#### [What you have to do]
Separate out the lines that hold "with".
--- Begin ---
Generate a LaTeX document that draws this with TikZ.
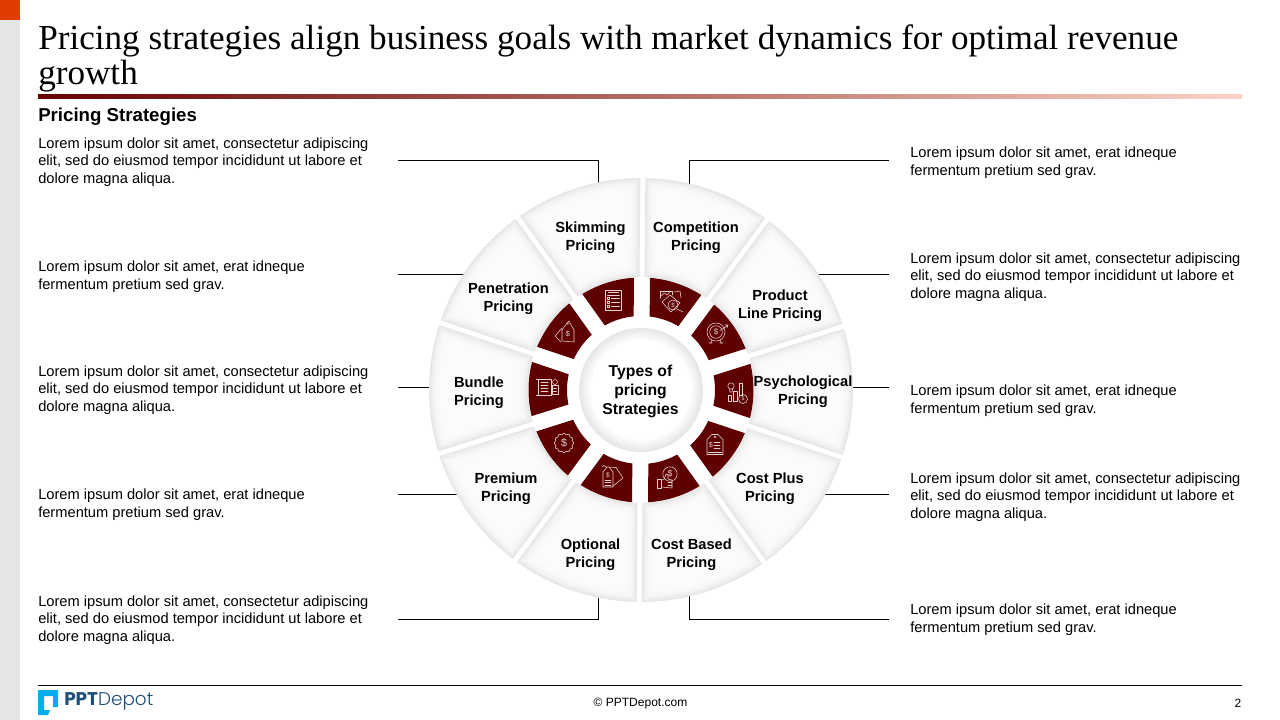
\documentclass[tikz,border=0pt]{standalone}
\usepackage{fontspec}
\setmainfont{Liberation Sans}
\newfontfamily\titlefont{Liberation Serif}
\newfontfamily\logofont{Poppins}
\newfontfamily\logolight{Poppins Light}
\definecolor{deepred}{HTML}{5E0000}
\definecolor{edgegray}{HTML}{E6E6E6}
\definecolor{corefill}{HTML}{FBFBFB}
\definecolor{logoblue}{HTML}{1F4E79}
\definecolor{logocyan}{HTML}{00AEEF}
\definecolor{tabred}{HTML}{E03C00}
\definecolor{ruleA}{HTML}{660202}
\definecolor{ruleB}{HTML}{BF6A5C}
\definecolor{ruleC}{HTML}{FBD3C6}
\definecolor{iconline}{HTML}{E6D2D2}
\tikzset{
  x=0.75pt,y=-0.75pt,
  bodytext/.style={anchor=west,align=left,inner sep=0pt,font=\fontsize{11}{13.3}\selectfont,text=black},
  seglabel/.style={align=center,inner sep=0pt,font=\fontsize{11}{13.5}\bfseries\selectfont,text=black},
  leader/.style={draw=black,line width=0.75pt},
  ic/.style={draw=iconline,line width=0.42pt,line join=round,line cap=round},
  ict/.style={inner sep=0pt,text=iconline},
}
\newcommand{\softseg}[2]{%
  \foreach \k in {0,1,...,11}{%
    \pgfmathsetmacro\mixv{min(100,100*(1-(1-\k/11)^2))}%
    \pgfmathsetmacro\ro{212-\k}\pgfmathsetmacro\ri{113+\k}\pgfmathsetmacro\off{2.5+\k}%
    \pgfmathsetmacro\ao{#1-asin(\off/\ro)}\pgfmathsetmacro\bo{#2+asin(\off/\ro)}%
    \pgfmathsetmacro\ai{#1-asin(\off/\ri)}\pgfmathsetmacro\bi{#2+asin(\off/\ri)}%
    \fill[corefill!\mixv!edgegray] (\ao:\ro) arc[start angle=\ao,end angle=\bo,radius=\ro] -- (\bi:\ri) arc[start angle=\bi,end angle=\ai,radius=\ri] -- cycle;
  }%
}
\newcommand{\redseg}[2]{%
  \pgfmathsetmacro\ao{#1-asin(8/112.5)}\pgfmathsetmacro\bo{#2+asin(8/112.5)}%
  \pgfmathsetmacro\ai{#1-asin(8/74)}\pgfmathsetmacro\bi{#2+asin(8/74)}%
  \fill[deepred] (\ao:112.5) arc[start angle=\ao,end angle=\bo,radius=112.5] -- (\bi:74) arc[start angle=\bi,end angle=\ai,radius=74] -- cycle;
}
\begin{document}
\begin{tikzpicture}
\useasboundingbox (0,0) rectangle (1280,720);
\fill[white] (0,0) rectangle (1280,720);
\fill[black!10] (0,0) rectangle (20,720);
\fill[tabred] (0,0) rectangle (20,20);
% title
\node[anchor=north west,inner sep=0pt,align=left,font=\titlefont\fontsize{26.36}{26.2}\selectfont] (title) at (38,24.5) {Pricing strategies align business goals with market dynamics for optimal revenue\\growth};
\shade[left color=ruleA,middle color=ruleB,right color=ruleC] (38,95) rectangle (1242,99);
\node[anchor=west,inner sep=0pt,font=\fontsize{14}{16}\bfseries\selectfont] (head) at (38,117) {Pricing Strategies};
% texts left
\node[bodytext] (l1) at (38,162) {Lorem ipsum dolor sit amet, consectetur adipiscing\\elit, sed do eiusmod tempor incididunt ut labore et\\dolore magna aliqua.};
\node[bodytext] (l2) at (38,277) {Lorem ipsum dolor sit amet, erat idneque\\fermentum pretium sed grav.};
\node[bodytext] (l3) at (38,390) {Lorem ipsum dolor sit amet, consectetur adipiscing\\elit, sed do eiusmod tempor incididunt ut labore et\\dolore magna aliqua.};
\node[bodytext] (l4) at (38,505) {Lorem ipsum dolor sit amet, erat idneque\\fermentum pretium sed grav.};
\node[bodytext] (l5) at (38,620) {Lorem ipsum dolor sit amet, consectetur adipiscing\\elit, sed do eiusmod tempor incididunt ut labore et\\dolore magna aliqua.};
% texts right
\node[bodytext] (r1) at (910,163) {Lorem ipsum dolor sit amet, erat idneque\\fermentum pretium sed grav.};
\node[bodytext] (r2) at (910,277) {Lorem ipsum dolor sit amet, consectetur adipiscing\\elit, sed do eiusmod tempor incididunt ut labore et\\dolore magna aliqua.};
\node[bodytext] (r3) at (910,401) {Lorem ipsum dolor sit amet, erat idneque\\fermentum pretium sed grav.};
\node[bodytext] (r4) at (910,497) {Lorem ipsum dolor sit amet, consectetur adipiscing\\elit, sed do eiusmod tempor incididunt ut labore et\\dolore magna aliqua.};
\node[bodytext] (r5) at (910,620) {Lorem ipsum dolor sit amet, erat idneque\\fermentum pretium sed grav.};
% leaders
\coordinate (a1) at (398,160.5); \coordinate (b1) at (598,184);
\coordinate (a2) at (398,274.5); \coordinate (b2) at (464,274.5);
\coordinate (a3) at (398,387.5); \coordinate (b3) at (431,387.5);
\coordinate (a4) at (398,494.5); \coordinate (b4) at (459,494.5);
\coordinate (a5) at (398,619.5); \coordinate (b5) at (598,598);
\coordinate (c1) at (889,160.5); \coordinate (d1) at (689,186);
\coordinate (c2) at (889,274.5); \coordinate (d2) at (818,274.5);
\coordinate (c3) at (889,387.5); \coordinate (d3) at (853,387.5);
\coordinate (c4) at (889,494.5); \coordinate (d4) at (824,494.5);
\coordinate (c5) at (889,619.5); \coordinate (d5) at (689,596);
\draw[leader] (a1) -| (b1);
\draw[leader] (a2) -- (b2);
\draw[leader] (a3) -- (b3);
\draw[leader] (a4) -- (b4);
\draw[leader] (a5) -| (b5);
\draw[leader] (c1) -| (d1);
\draw[leader] (c2) -- (d2);
\draw[leader] (c3) -- (d3);
\draw[leader] (c4) -- (d4);
\draw[leader] (c5) -| (d5);
% wheel
\begin{scope}[shift={(641,390)},x=0.75pt,y=0.75pt]
\foreach \a in {89.5,53.5,17.5,-18.5,-54.5,-90.5,-126.5,-162.5,-198.5,-234.5}{%
  \pgfmathsetmacro\b{\a-36}%
  \softseg{\a}{\b}%
  \redseg{\a}{\b}%
}
\foreach \k in {0,1,...,12}{%
  \pgfmathsetmacro\mixv{min(100,\k*8.4)}%
  \pgfmathsetmacro\rr{62-\k}%
  \fill[white!\mixv!edgegray] (0,0) circle[radius=\rr];
}
\end{scope}
% labels
\node[seglabel] (s1) at (590.5,238) {Skimming\\Pricing};
\node[seglabel] (s2) at (696,238) {Competition\\Pricing};
\node[seglabel] (s3) at (508.5,299) {Penetration\\Pricing};
\node[seglabel] (s4) at (780,306) {Product\\Line Pricing};
\node[seglabel] (s5) at (479,393) {Bundle\\Pricing};
\node[seglabel] (s6) at (803,392) {Psychological\\Pricing};
\node[seglabel] (s7) at (506,489) {Premium\\Pricing};
\node[seglabel] (s8) at (770,489) {Cost Plus\\Pricing};
\node[seglabel] (s9) at (590.5,555) {Optional\\Pricing};
\node[seglabel] (s10) at (691.5,555) {Cost Based\\Pricing};
\node[align=center,inner sep=0pt,font=\fontsize{11.8}{14}\bfseries\selectfont] (centre) at (640.5,391.5) {Types of\\pricing\\Strategies};
% price list
\begin{scope}[shift={(613.5,300)},ic]
\draw (-8,-10) rectangle (8,10);
\draw (-5,-7.5) -- (5,-7.5) (-6,-5) -- (6,-5);
\foreach \y in {-3,1,5}{\draw (-6,\y) rectangle (-4,\y+2); \draw (-2,\y+1) -- (6,\y+1);}
\end{scope}
% competition
\begin{scope}[shift={(671,298)},ic]
\draw (-11,0) -- (-11,-7) -- (1,-7) -- (1,-3);
\draw (-10,-2) -- (-7,-5) -- (-4,-3) -- (-1,-6);
\draw (-9,4) -- (-1,-3) -- (9,5) -- (0,14) -- cycle;
\draw (2,7) circle[radius=5];
\node[ict,font=\fontsize{4.5}{5}\selectfont] (t0) at (2,7) {\$};
\draw (6,11) -- (12,14);
\draw (3,-6) -- (9,-7) -- (10,0);
\end{scope}
% product line target
\begin{scope}[shift={(716,332)},ic]
\draw (0,0) circle[radius=9] (0,0) circle[radius=6.3];
\node[ict,font=\fontsize{6}{6}\selectfont] (t1) at (0,0) {\$};
\draw (4,-1.5) -- (11,-6) (9,-7) -- (12,-7) -- (11,-4);
\draw (-4,8) -- (-5.5,11) (4,8) -- (5.5,11) (-7,11) -- (-4,11) (4,11) -- (7,11);
\end{scope}
% psychological
\begin{scope}[shift={(737,391)},ic]
\draw (-9,4) rectangle (-5.5,10) (-3.5,0) rectangle (0,10) (2,-8) rectangle (5.5,4);
\draw (6,8) circle[radius=4.5];
\draw (-6,-5) circle[radius=3.2];
\draw (-7.5,-2) -- (-7,1) -- (-5,1) -- (-4.5,-2);
\node[ict,font=\fontsize{4}{5}\selectfont] (t2) at (6,8) {\$};
\end{scope}
% cost plus tag
\begin{scope}[shift={(715,444.5)},ic]
\draw (-8,-5) -- (-3,-10) -- (3,-10) -- (8,-5) -- (8,10) -- (-8,10) -- cycle;
\draw (0,-7.5) circle[radius=0.8];
\draw (-7,7.5) -- (7,7.5);
\node[ict,font=\fontsize{5.5}{6}\selectfont] (t3) at (-4,1) {\$};
\foreach \y in {-2,1,4}{\draw (-1,\y) -- (5,\y);}
\end{scope}
% cost based thumb+coin
\begin{scope}[shift={(669,477)},ic]
\draw (1,-3) circle[radius=7.2];
\node[ict,font=\fontsize{6.5}{7}\selectfont] (t4) at (1,-3) {\$};
\draw (-12,2) rectangle (-7.5,11);
\draw (-7.5,3) -- (-5,2.5) -- (-3,-3) -- (-1,-2) -- (-1,2) -- (3,3) -- (3,11) -- (-7.5,10);
\draw (-1,5) -- (3,5) (-1,8) -- (3,8);
\end{scope}
% optional tags
\begin{scope}[shift={(612,476)},ic]
\draw (-9,-4) -- (-5,-9) -- (-3,-9) -- (1,-4) -- (1,11) -- (-9,11) -- cycle;
\draw (-2,-9) -- (4,-8.5) -- (11,2) -- (1,10);
\draw (-5,-8) .. controls (-7,-11) and (-9,-11) .. (-10,-9);
\node[ict,font=\fontsize{5}{5}\selectfont] (t5) at (-4,-1) {\$};
\draw (-7,4) -- (-1,4) (-7,6.5) -- (-1,6.5) (-7,9) -- (-1,9);
\end{scope}
% premium badge
\begin{scope}[shift={(564,443)},ic]
\draw plot[smooth cycle,samples=48,domain=0:352.5] (\x:{9.2+0.8*cos(12*\x)});
\node[ict,font=\fontsize{8}{8}\selectfont] (t6) at (0,0) {\$};
\end{scope}
% bundle
\begin{scope}[shift={(547,387)},ic]
\draw (-9,-8) rectangle (4,8);
\draw (-10.5,-8) -- (-7,-8) (-10.5,8) -- (-7,8);
\foreach \y in {-5,-2,1,4}{\draw (-6,\y) -- (1,\y);}
\draw (8,-5) circle[radius=2.5];
\draw (5,7) -- (5,-2) -- (11,-2) -- (11,7) -- cycle;
\draw (6.5,1) -- (9.5,1) (6.5,4) -- (9.5,4);
\end{scope}
% penetration tags
\begin{scope}[shift={(565,332)},ic]
\draw (-3,-2) -- (2,-9) -- (5,-9) -- (9,-2) -- (9,10) -- (-3,9) -- cycle;
\draw (-3,-4) -- (-10,4) -- (-4,10);
\draw (3,-7) .. controls (2,-10) and (3,-11) .. (5,-11);
\node[ict,font=\fontsize{5.5}{6}\selectfont] (t7) at (3,2.5) {\$};
\end{scope}
% footer
\draw[black,line width=0.75pt] (38,685.5) -- (1242,685.5);
\node[inner sep=0pt,font=\fontsize{9}{10}\selectfont] (copy) at (640.5,704) {© PPTDepot.com};
\node[inner sep=0pt,font=\fontsize{9}{10}\selectfont] (page) at (1238,703) {2};
% logo
\fill[logocyan] (38,690) -- (58,690) -- (58,707) -- (53,707) -- (53,696) -- (44,696) -- (44,710) -- (50,710) -- (48,715) -- (38,715) -- cycle;
\node[anchor=west,inner sep=0pt,text=logoblue,font=\fontsize{13.8}{16}\selectfont] (logo) at (64,701) {{\logofont\bfseries PPT}{\logolight Depot}};
\end{tikzpicture}
\end{document}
--- End ---
#### [Solved problem]
Generate a LaTeX document that draws this with TikZ.
\node[anchor=north west,inner sep=0pt,align=left,font=\titlefont\fontsize{26.36}{26.2}\selectfont] (title) at (38,24.5) {Pricing strategies align business goals with market dynamics for optimal revenue\\growth};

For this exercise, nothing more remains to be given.